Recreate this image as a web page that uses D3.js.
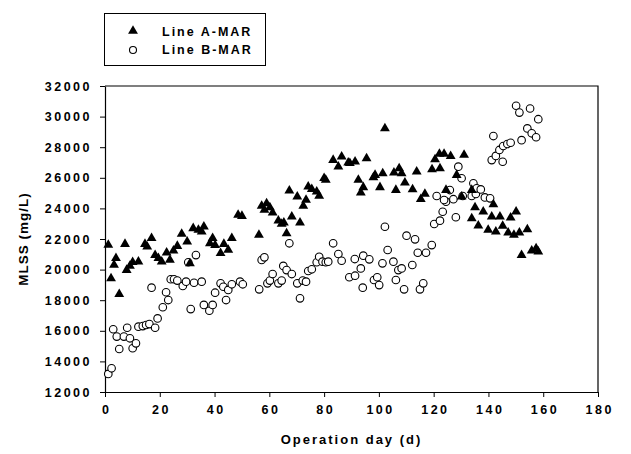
<!DOCTYPE html>
<html><head><meta charset="utf-8">
<script src="https://cdn.jsdelivr.net/npm/d3@7"></script>
<style>
html,body{margin:0;padding:0;background:#fff;}
text{font-family:"Liberation Sans",Arial,sans-serif;font-weight:bold;fill:#000;}
</style></head>
<body><svg id="c" width="631" height="454"></svg>
<script>
const xTicks=[0,20,40,60,80,100,120,140,160,180];
const yTicks=[12000,14000,16000,18000,20000,22000,24000,26000,28000,30000,32000];
const seriesNames=["Line A-MAR","Line B-MAR"];
const aDays=[1.2,2.2,3.3,4.0,5.2,7.3,7.9,9.1,10.1,12.2,14.6,15.4,17.0,18.3,19.5,20.7,22.5,23.7,25.0,26.4,28.0,30.0,31.0,32.2,34.1,35.3,36.1,38.3,39.3,40.2,42.2,43.4,45.0,46.3,48.6,50.0,56.2,57.2,58.2,59.0,60.2,61.2,63.3,64.5,65.3,66.3,67.3,68.2,70.2,71.2,72.4,73.4,74.2,75.5,77.3,78.2,80.0,80.6,83.3,85.2,86.4,88.8,89.4,91.3,92.5,93.4,94.3,95.5,98.0,98.6,100.4,101.4,102.2,105.5,106.2,107.4,108.3,109.5,112.3,113.8,115.3,116.8,119.4,120.5,122.1,122.3,123.8,124.5,126.2,128.4,130.2,131.1,133.9,133.9,135.1,136.3,138.1,139.9,141.2,141.8,142.7,144.2,145.2,147.2,148.1,149.3,150.1,151.3,152.1,154.2,155.8,157.4,158.2];
const aVals=[21610,19430,20300,20740,18390,21670,19970,20240,20480,20520,21670,21500,22050,20950,20740,20520,21100,20630,21240,21540,22330,21820,20410,22700,22590,22480,22800,21720,22050,21600,21070,21670,21280,22050,23570,23500,22260,24160,23900,24330,24070,23720,23200,22980,23070,22370,25160,23460,24760,23070,24160,24550,25420,25250,25100,24810,25970,25860,27160,26730,27380,26990,26950,27050,25860,25030,25380,27270,26030,26180,25380,26290,29230,26330,25200,26620,26290,25680,25240,26400,24600,24940,26550,27200,27560,26620,27560,25200,27420,26180,24760,27490,25200,23350,24070,22870,23780,22590,23460,24260,22480,23460,22850,22410,23400,22260,23780,22410,20950,22630,21240,21390,21170];
const bDays=[1.2,2.4,3.0,4.3,5.2,6.9,8.1,9.1,10.1,11.3,12.2,13.8,15.0,16.2,17.0,18.3,19.2,21.1,22.3,23.1,24.0,25.2,26.4,28.4,29.6,30.4,31.3,32.5,33.2,35.3,36.1,38.1,39.3,40.2,42.2,43.2,44.2,45.0,46.3,49.3,50.3,56.3,57.2,58.2,59.3,60.2,61.2,63.3,64.5,65.1,66.3,67.3,68.2,70.2,71.2,72.2,73.4,74.2,75.5,77.3,78.2,79.4,80.6,81.5,83.3,85.2,86.4,89.2,91.2,91.3,93.4,94.1,94.3,96.5,98.2,99.4,100.1,101.3,102.2,103.2,105.3,106.2,107.1,108.3,109.2,110.1,112.2,113.2,114.2,115.0,116.2,117.2,119.3,120.2,122.3,123.3,124.5,121.1,123.8,125.9,127.2,128.1,129.0,130.2,130.6,133.9,134.5,135.4,135.7,137.2,138.7,140.6,141.2,141.8,142.7,144.0,145.2,145.4,146.9,148.1,150.1,151.3,152.1,154.2,155.2,155.8,157.4,158.2];
const bVals=[13180,13550,16100,15620,14810,15620,16200,15510,14860,15180,16270,16310,16380,16440,18820,16200,16810,17540,18520,18010,19370,19370,19280,18930,19210,20480,17420,19140,20950,19210,17690,17310,17690,18490,19100,18880,18010,18670,19040,19210,19040,18710,20630,20800,19100,19280,19710,19100,19280,20240,19970,21720,19710,19100,18120,19280,19210,19910,20020,20480,20840,20520,20480,20520,21720,21020,20580,19500,20690,19600,20080,18820,20910,20670,19320,19500,18990,20410,22800,21280,20520,19320,19970,20080,18710,22220,20300,21980,21100,18710,19100,21100,21600,22980,23200,23780,24440,24810,24550,25200,24600,23420,26730,25970,24810,24810,25640,24940,25310,25240,24720,24660,27160,28730,27430,27820,27050,28080,28210,28290,30710,30260,28460,29230,30530,28910,28650,29830];

const svg=d3.select("#c");
const L=105,R=598,T=86,B=392;
const x=d3.scaleLinear().domain([0,180]).range([L,R]);
const y=d3.scaleLinear().domain([12000,32000]).range([B,T]);

// frame
svg.append("path").attr("d",`M${L},${T}H${R}V${B}`).attr("fill","none").attr("stroke","#000").attr("stroke-width",1.2);

const xa=svg.append("g").attr("transform",`translate(0,${B})`)
  .call(d3.axisBottom(x).tickValues(xTicks).tickSize(5).tickPadding(8).tickSizeOuter(0));
const ya=svg.append("g").attr("transform",`translate(${L},0)`)
  .call(d3.axisLeft(y).tickValues(yTicks).tickSize(5).tickPadding(8).tickSizeOuter(0).tickFormat(d3.format("d")));
[xa,ya].forEach(g=>{
  g.select(".domain").attr("stroke","#000").attr("stroke-width",1.2);
  g.selectAll(".tick line").attr("stroke","#000").attr("stroke-width",1);
  g.selectAll(".tick text").attr("font-size","12.5px").attr("letter-spacing","2.5px")
   .style("font-family","'Liberation Sans',Arial,sans-serif").style("font-weight","bold").attr("fill","#000");
});
xa.selectAll(".tick text").attr("dx","1.2px");

svg.append("text").attr("x",(L+R)/2).attr("y",444).attr("text-anchor","middle")
  .attr("font-size","13px").attr("letter-spacing","2px").text("Operation day (d)");
svg.append("text").attr("transform",`translate(28,${(T+B)/2}) rotate(-90)`).attr("text-anchor","middle")
  .attr("font-size","13.5px").attr("letter-spacing","1px").text("MLSS (mg/L)");

const tri=d3.symbol(d3.symbolTriangle).size(42);
const aData=aDays.map((d,i)=>[d,aVals[i]]);
const bData=bDays.map((d,i)=>[d,bVals[i]]);
svg.append("g").selectAll("circle").data(bData).join("circle")
  .attr("cx",d=>x(d[0])).attr("cy",d=>y(d[1])).attr("r",3.8)
  .attr("fill","#fff").attr("stroke","#000").attr("stroke-width",1.1);
svg.append("g").selectAll("path").data(aData).join("path")
  .attr("d",tri).attr("transform",d=>`translate(${x(d[0])},${y(d[1])})`).attr("fill","#000");

// legend
const lg=svg.append("g");
lg.append("rect").attr("x",104.5).attr("y",13.5).attr("width",161).attr("height",52)
  .attr("fill","#fff").attr("stroke","#000").attr("stroke-width",1);
lg.append("path").attr("d",tri).attr("transform","translate(133,31)").attr("fill","#000");
lg.append("circle").attr("cx",133).attr("cy",50).attr("r",3.5).attr("fill","#fff").attr("stroke","#000").attr("stroke-width",1.1);
lg.selectAll("text.lt").data(seriesNames).join("text").attr("class","lt")
  .attr("x",162).attr("y",(d,i)=>35.5+i*18.5).attr("font-size","12.5px").attr("letter-spacing","2px").text(d=>d);
</script></body></html>
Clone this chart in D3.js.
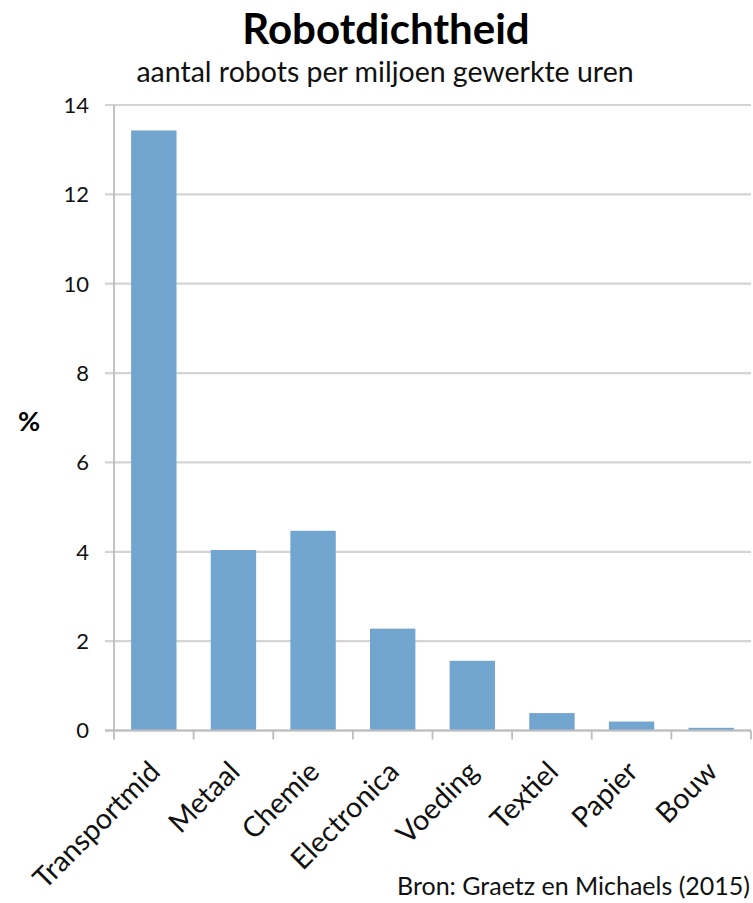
<!DOCTYPE html>
<html>
<head>
<meta charset="utf-8">
<script src="https://cdn.jsdelivr.net/npm/d3@7"></script>
<style>
  html, body { margin: 0; padding: 0; background: #fff; }
  svg { display: block; font-family: Lato, "Open Sans", sans-serif; }
</style>
</head>
<body>
<svg id="chart" width="753" height="903"></svg>
<script>
// Robot density per industry (robots per million hours worked)
const categories = ["Transportmid", "Metaal", "Chemie", "Electronica", "Voeding", "Textiel", "Papier", "Bouw"];
const values = [13.43, 4.04, 4.47, 2.28, 1.56, 0.39, 0.20, 0.06];
const yTicks = [0, 2, 4, 6, 8, 10, 12, 14];

const svg = d3.select("#chart");
const margin = { left: 114, right: 2, top: 105, bottom: 173 };
const width = 753, height = 903;

const x = d3.scaleBand()
  .domain(categories)
  .range([margin.left, width - margin.right])
  .paddingInner(0.43)
  .paddingOuter(0.215);

const y = d3.scaleLinear()
  .domain([0, 14])
  .range([height - margin.bottom + 0.5, margin.top]);

// Horizontal gridlines
svg.append("g")
  .selectAll("line")
  .data(yTicks)
  .join("line")
  .attr("x1", margin.left - 9)
  .attr("x2", width - margin.right)
  .attr("y1", d => y(d))
  .attr("y2", d => y(d))
  .attr("stroke", "#d4d4d4")
  .attr("stroke-width", 2.2);

// Y tick labels
svg.append("g")
  .selectAll("text")
  .data(yTicks)
  .join("text")
  .attr("x", 89)
  .attr("y", d => y(d))
  .attr("dy", "0.36em")
  .attr("text-anchor", "end")
  .attr("font-size", 22)
  .attr("fill", "#111")
  .text(d => d);

// Bars
svg.append("g")
  .selectAll("rect")
  .data(categories.map((c, i) => ({ c, v: values[i] })))
  .join("rect")
  .attr("x", d => x(d.c))
  .attr("width", x.bandwidth())
  .attr("y", d => y(d.v))
  .attr("height", d => y(0) - y(d.v))
  .attr("fill", "#72a6d0");

// Vertical axis line
svg.append("line")
  .attr("x1", margin.left).attr("x2", margin.left)
  .attr("y1", y(14)).attr("y2", y(0) + 9)
  .attr("stroke", "#bdbdbd").attr("stroke-width", 1.8);

// Baseline with category separator ticks
svg.append("line")
  .attr("x1", margin.left - 9).attr("x2", width - margin.right)
  .attr("y1", y(0)).attr("y2", y(0))
  .attr("stroke", "#bdbdbd").attr("stroke-width", 2);

const step = x.step();
const sepX = d3.range(1, categories.length + 1).map(i => margin.left + i * step);
svg.append("g")
  .selectAll("line")
  .data(sepX)
  .join("line")
  .attr("x1", d => d).attr("x2", d => d)
  .attr("y1", y(0)).attr("y2", y(0) + 9)
  .attr("stroke", "#bdbdbd").attr("stroke-width", 1.8);

// Rotated category labels
svg.append("g")
  .selectAll("text")
  .data(categories)
  .join("text")
  .attr("transform", d => `translate(${x(d) + x.bandwidth() / 2 + 8},${y(0) + 43}) rotate(-45)`)
  .attr("text-anchor", "end")
  .attr("font-size", 28.5)
  .attr("fill", "#111")
  .text(d => d);

// Titles
svg.append("text")
  .attr("x", 386).attr("y", 44)
  .attr("text-anchor", "middle")
  .attr("font-size", 42)
  .attr("font-weight", "bold")
  .attr("fill", "#000")
  .text("Robotdichtheid");

svg.append("text")
  .attr("x", 385).attr("y", 82)
  .attr("text-anchor", "middle")
  .attr("font-size", 28.5)
  .attr("fill", "#111")
  .text("aantal robots per miljoen gewerkte uren");

// Y axis unit label
svg.append("text")
  .attr("x", 29).attr("y", 431)
  .attr("text-anchor", "middle")
  .attr("font-size", 27)
  .attr("font-weight", "bold")
  .attr("fill", "#000")
  .text("%");

// Source note
svg.append("text")
  .attr("x", 750).attr("y", 895)
  .attr("text-anchor", "end")
  .attr("font-size", 25)
  .attr("fill", "#111")
  .text("Bron: Graetz en Michaels (2015)");
</script>
</body>
</html>
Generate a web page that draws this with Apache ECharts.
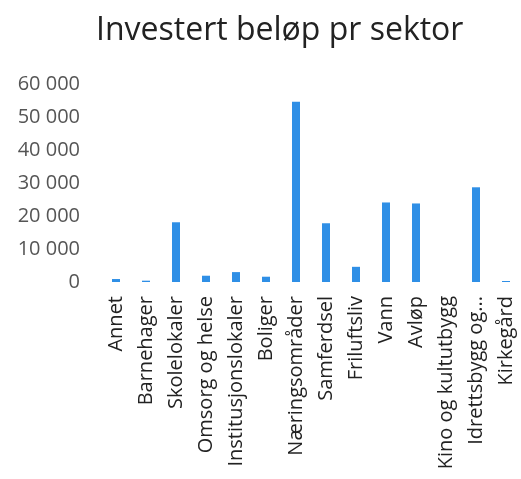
-------
▸ What needs to be done:
Look above for the line with "Clone this chart in D3.js."; quote it and every line after it, stopping after the line with "margin.bottom + 0.5, margin.top]);", exactly, with nothing added and without pictures.

▸ Complete response:
Clone this chart in D3.js.
<!DOCTYPE html>
<html>
<head>
<meta charset="utf-8">
<script src="https://cdn.jsdelivr.net/npm/d3@7"></script>
<style>
  html, body { margin: 0; padding: 0; background: #fff; }
  svg { display: block; font-family: Lato, "Open Sans", sans-serif; }
</style>
</head>
<body>
<svg id="chart" width="753" height="903"></svg>
<script>
// Robot density per industry (robots per million hours worked)
const categories = ["Transportmid", "Metaal", "Chemie", "Electronica", "Voeding", "Textiel", "Papier", "Bouw"];
const values = [13.43, 4.04, 4.47, 2.28, 1.56, 0.39, 0.20, 0.06];
const yTicks = [0, 2, 4, 6, 8, 10, 12, 14];

const svg = d3.select("#chart");
const margin = { left: 114, right: 2, top: 105, bottom: 173 };
const width = 753, height = 903;

const x = d3.scaleBand()
  .domain(categories)
  .range([margin.left, width - margin.right])
  .paddingInner(0.43)
  .paddingOuter(0.215);

const y = d3.scaleLinear()
  .domain([0, 14])
  .range([height - margin.bottom + 0.5, margin.top]);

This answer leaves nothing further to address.